Multiple study abroad programs serve nearly every city in the world, but not every program is approved by your college. Check with your study abroad office to learn your options. You may opt for a program in which you take classes with other Americans or you might prefer to jump into classes with locals. You might want to live with a host family or in the dorms. When deciding on your program, consider your academic and personal preferences and your approval for credit transfer.


Choosing a program approved for credit transfers:

Your study abroad office maintains a list of all of the programs it approves. If you participate on a program approved by your college, you can rest assured that the credits you earn abroad will transfer back to your school. (You will still need to work with your advisor if you want to count any of those credits toward your major.)

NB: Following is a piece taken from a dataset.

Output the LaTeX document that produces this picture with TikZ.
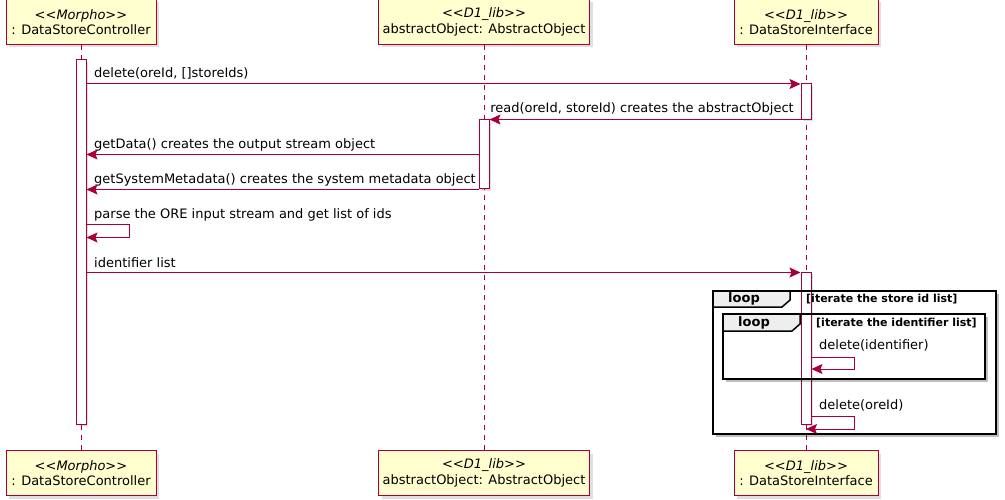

Sometimes, your school approves more than one study abroad program in each destination. It may even sponsor a program or two, meaning that the only participants are other students from your college. Other times, it does not approve any programs in a specific location at all.

If you do not find your choices to your liking, you may be able to petition the study abroad office to approve another program. If you want to study abroad without a program, you will also need to petition your college for approval. In fact, all study abroad students should work with their advisors, study abroad offices, and host universities to make sure their credits from abroad will transfer back home.

Choosing the right academic experience:

Different program models offer students different academic experiences. Consider your preferences and goals. How do you want to learn? From and with whom? How much guidance do you need?

  • For students who want to learn with other Americans: Island study abroad programs cater to U.S. students. They recreate a typical North American classroom overseas. Faculty from U.S. colleges are often the instructors. The language of instruction is usually English, which is great for students who aren’t fluent in a second language. Island programs thereby create an enclave of American learners within the host country. Any time you participate in a program or travel class sponsored by your college (only open to students at your college), you are participating in an island experience.
  • For students who want to immerse themselves as much as possible: In an integrated study abroad experience, students register directly for classes at a foreign university, not at an extension of a North American one. Their classmates are degree-seeking local students, and their professors are faculty from the host country. Integrated study abroad experiences attract independent students who are fluent in the language of the host country. There are two types of integrated experiences:
    • Direct enrollment: Students who undertake a direct enrollment do not register for a study abroad program at all. Instead, they take a leave of absence from their home universities to enroll at a foreign one. The student is in charge of everything, from housing to class registration. Students who directly enroll must work with their home universities more than any other students. Credit transfer can be tricky without administrative support.
    • Facilitated direct enrollment: To avoid extra responsibilities, a student may choose a facilitated direct enrollment. This type of program helps the student register for classes without compromising immersion.
  • For students who want immersion and support: Hybrid programs situate themselves between the island model and the integrated one. In a hybrid program, students take some classes—usually concentrating on the language or history of a host country—at a study center with other U.S. students. The rest of their credits are completed at a foreign university with local degree-seeking classmates.
  • For students who want to conduct an independent study abroad: Field-based programs, like hybrid programs, may require classes with other North Americans, with local students, or with both. Their differentiating feature is that they also have an independent study component. A student may have to perform research, write a thesis, or participate in an internship. Students customize their education and explore topics of interest hands-on. SIT is the largest study abroad organization to offer field-based programs.

Choosing the right housing:

Some programs require that students live in a certain kind of housing, like with a host family or in a dorm. Other programs are flexible and let students pick their preferences. It could be that you have your heart set on one type of housing situation, and you pick a program that accommodates your preferences. Otherwise, you must decide which type of housing you prefer later. Either way, study abroad students typically live in one of three housing situations:

  • Host families: Living with a family during your time abroad gives you the most immersive experience possible. Your hosts become your immediate support system, conversation partners, and windows into the culture. Usually, you have your own bedroom and set of keys to the house. Depending on your agreement with the family, you receive one to three home-cooked meals a day. Some students enjoy the company and guidance. Others find it smothering after living on their own at college.
  • Apartments: Living on your own while abroad means total independence. You get to decide in which neighborhood you’d like to live, if you’d like to have a roommate, when and what to cook, etc. It’s all up to you. On the downside, the experience can be isolating, especially in a foreign country. As far as safety goes, you must be extra cautious. You don’t necessarily have a buddy who immediately notices if you don’t come home from class one day.
  • Dorms: Dorm life might be the answer for you if you love the college experience and want to emulate it abroad. You often live with other students from all over the world, not necessarily from your host country. You can explore together, but you may not get any linguistic immersion.